Opinion
No attorney of record on appeal for appellant.
Jules Damiani, Jr., Dist. Atty., R. J. Bernsen, Sr., Asst. Dist. Atty., Galveston, and Leon B. Douglas, State's Atty., Austin, for the State.
McDONALD, Judge.
The offense is keeping a bawdy house; the penalty, a $200.00 fine and twenty days confinement in the County Jail.
The testimony of the state shows that Irma Jean Farrow, a 19 year old girl, was brought to Galveston, Texas, with the understanding that she would be employed in appellant's cafe as a waitress. Upon arriving in Galveston, she (Miss Farrow) found that appellant did not in fact operate a cafe, but instead, appellant caused Miss Farrow to engage in acts of prostitution. Miss Farrow received no money for her services as the men gave the money to appellant. Appellant did, however, furnish food and some clothing to Miss Farrow.
Miss Farrow further testified that appellant would invite the men into the house by calling out a window saying, 'Hey, I've got a new girl in here,' and that other girls lived in the house during that time and also participated in acts of prostitution with appellant holding the money.
In corroboration of the foregoing testimony, the state introduced testimony from Calvin Tyler, a roomer, in the house in question. He testified that there were several girls in addition to Irma Jean Farrow who were prostitutes living at the address in question. He further testified that he saw appellant take money, hold it while the girls went to the rooms with men, then return money to the girls upon their return, and that appellant arranged for these dates. Mr. Tyler further testified that he remembered Irma Jean Farrow staying in the house during the period in question.
Through the testimony of Officers Price and Roach, of the Galveston Police Department, it was shown that the house in question had a reputation as a house of 'ill repute' and a 'House of prostitution.'
Appellant's testimony in her own behalf, in short, denied entirely the testimony of the state's witnesses.
The record contains no formal bills of exception nor do we have a brief in appellant's behalf.
In appellant's motion for new trial, the contention is made that Irma Jean Farrow was, as a matter of law, and accomplice witness and that her testimony was not corroborated as required by law.
If Miss Farrow was an accomplice witness, we feel her testimony was amply corroborated, and thus we will not pass on the question of her complicity.
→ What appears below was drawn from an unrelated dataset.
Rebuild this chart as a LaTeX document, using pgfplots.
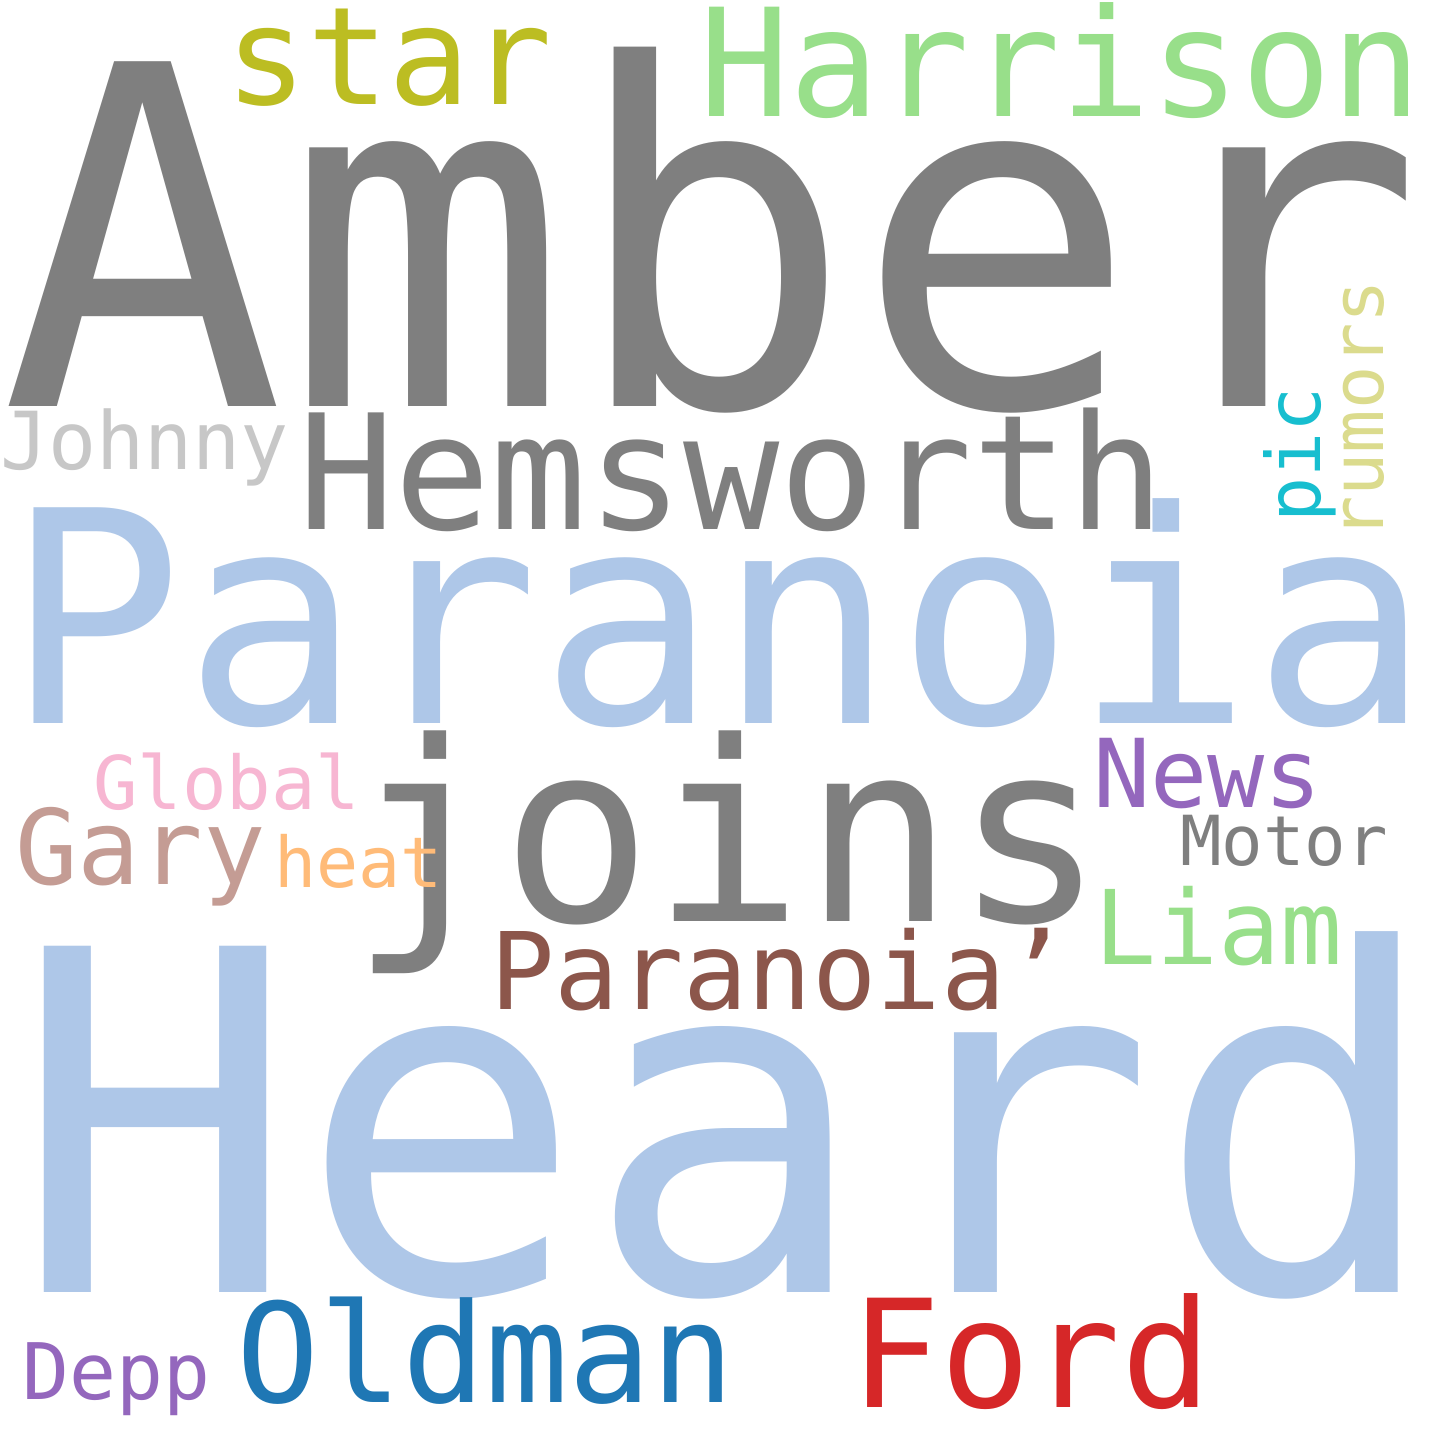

The testimony of Calvin Tyler, to the effect that Miss Farrow was in fact present at the location in question; that he saw appellant accepting money from men coming to patronize the bawdy house and that appellant made arrangements for the girls, together with the officer's testimony that the house had a reputation as a house of prostitution, is sufficient to corroborate Miss Farrow's testimony. See Dalrymple v. State, Tex.Cr.App., 366 S.W.2d 576; Morgan v. State, 171 Tex.Cr.R. 187, 346 S.W.2d 116; Hampton v. State, 145 Tex.Cr.R. 599, 170 S.W.2d 748; Rountree v. State, 144 Tex.Cr.R. 576, 164 S.W.2d 847 and Bradford v. State, 170 Tex.Cr.R. 530, 342 S.W.2d 319 wherein the rule as to corroborating testimony is set out. Thus we overrule appellant's contention that the evidence is insufficient to support the verdict.
Appellant also contended in her motion for new trial that the trial court fell into error in failing to charge the jury regarding accomplice testimony. The record contains no exceptions to the court's charge as given and no requested charge, thus under the well settled law in this state, the trial court's failure to so charge is not properly before this court for review. Morgan v. State, 170 Tex.Cr.R. 412, 341 S.W.2d 438; Art. 658 Vernon's C.C.P.
Appellant's further complaint that the evidence with reference to the reputation of the house in question was not properly admitted, is also without merit. It is well settled in this state that reputation evidence in a bawdy house prosecution may be shown. Branch's Penal Code 2nd Ed., Vol. 2, Sec. 1114.
Finding the evidence sufficient to support the verdict and no reversible error appearing, the judgment is affirmed.